まず、ドルの総合的な強弱を示すU.S.Dollar Indexの週足と日足、そしてシカゴIMMポジションを見ておきましょう。
U.S.Dollar Indexの週足(上がドル高、下がドル安)
http://futures.tradingcharts.com/chart/US/W
(※ロウソク足にするには、画面左のChart FormatのCandlestickにチェックしてください)
U.S.Dollar Indexの日足(上がドル高、下がドル安)
http://futures.tradingcharts.com/chart/US/32?anticache=1332019379
ドルの上値は重くなっています。
次に、シカゴIMMポジションを見てみましょう。
シカゴIMMのポジション
http://www.cftc.gov/dea/futures/deacmesf.htm
4月2日時点のポジションは、ユーロでは、ユーロロング44,459枚vsユーロショート110,160枚、ネットユーロショート65,701枚(前回ショート49,095枚)です。
尚、同時点の円は、円ロング46,966枚vs円ショート125,137枚、ネット円ショート78,171枚(前回ショート89,149枚)です。
ユーロは、ユーロショートが増えましたが、その後の展開を見ると、それが裏目に出て、ショートカバーを増幅させたように思われます。

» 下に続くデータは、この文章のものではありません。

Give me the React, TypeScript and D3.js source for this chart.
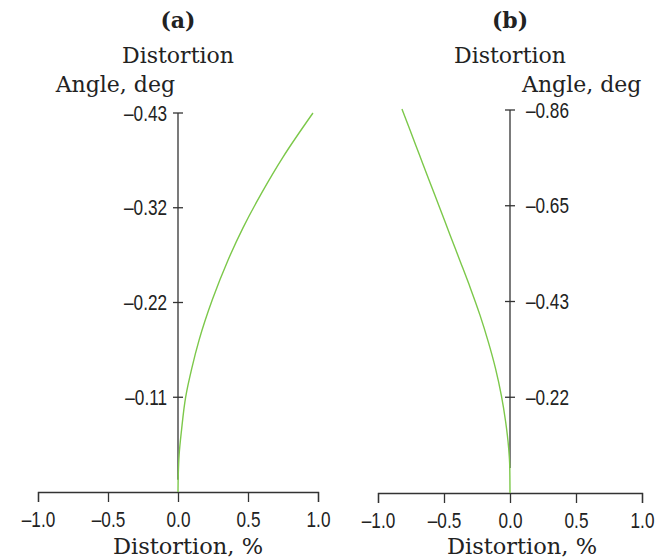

円は、さすがに、日銀の金融政策決定会合を控えて、ポジション調整が若干ではありますが出たもようで、ネットショートは減少気味でした。
さて、今週ですが、ドル/円は、先週木曜日に日銀が決定した量的・質的金融緩和を受けて急騰しました。
翌金曜日発表の米雇用統計で、非農業部門雇用者数が予想外に悪かったにも関わらず、下げは限られ、さらに上昇し、97.84の高値をつけました。
この一連の急上昇には、米系ファンドが大きく関与したものと見ています。
なぜなら、ひとつには、昨年11月から今年2月に掛けての上昇相場でのファンド筋の強引とも言える買い上げ方が今回と酷似している点です。
さらに、先週の木曜・金曜と、EUR/USDが大きく買い戻されていることです。
このところ、米系ファンドは、EUR/USDを売りで攻めていましたが、1.2800前後で下げ渋りだしていたところに、ドル/円に上昇の可能性が出てきたことから、EUR/USDを買い戻し、ドル/円に乗り換えた可能性があります。
というのも、従来なら、米雇用統計が悪ければ、リスクを回避するための、ドル買い円買いとなり、EUR/USDも売られ(ドル高)、ドル/円、クロス円も売られる(円高)ことになるところです。(リスクオフ)
しかし、今回はEUR/USDは買われ(ドル安)、ドル/円、クロス円も買われて(円安)おり、従来のリスクオン、リスクオフの考え方では説明がつかなくなっており、やはりユーロショートから円ショートへの乗り換えがなされたものと見ています。
つまり、いったんドル/円相場から手を引いていた米系ファンドが、戻ってきたということは、先週木曜金曜に見られたような、すさまじい買いが今週も続くことが考えられますので、順張りで対応することが大事だと思います。
ファンド筋は、当面100.00を目指すものと思われます。
ただし、100.00というレベルは、浜田内閣官房参与(エール大学名誉教授)が、昨年12月に、「110円まで戻ると、日本は円安すぎるだろう。そうすると、100円くらいだ」と述べています。
つまり、100.00接近ともなれば、政府筋から牽制発言は出ることも考えられますので、いったんの利食い場となる可能性があります。
しかし、円安の引き金が既に引かれた以上は、相場は一時的に止まることはあっても、結局、とことん行き着くところまでは、円安は続くものと見ており、下がればまた引きつけて買うことが大事だと思います。
尚、行き着くところとは、5年ぐらいの期間を掛けて、160円あたりではないかと考えています。
2010年10月からの75円~85円近辺のタイトレンジを昨年12月まで続けました。
そして昨年12月末の引け値が86.72になったことで、月足ベースでレンジを上に抜けて、新たな上昇トレンド相場に入ったばかりです。
過去に1985年から1995年までの240円から80円までの160円のドル安円高が実際にあったことを考えれば、160円への上昇は決して絵空事ではないと考えています。
EUR/USDですが、結局、下を攻めきれず買い戻しています。
たぶん、相場のトレンドを作る投資家筋による一方向の資金移動が発生していないものと思われ、マーケットには投機筋しかいないため、下攻めすればショートになり、下げきれなくなると買戻していることから、今のEUR/USDの相場が形成されているものと思われます。
ただし、戻りも限られるものと思われます。
EUR/JPYも、ダブルトップの形状が踏み上げられて崩れており、ドル/円が続騰するのであれば、追随して上がるものと思われます。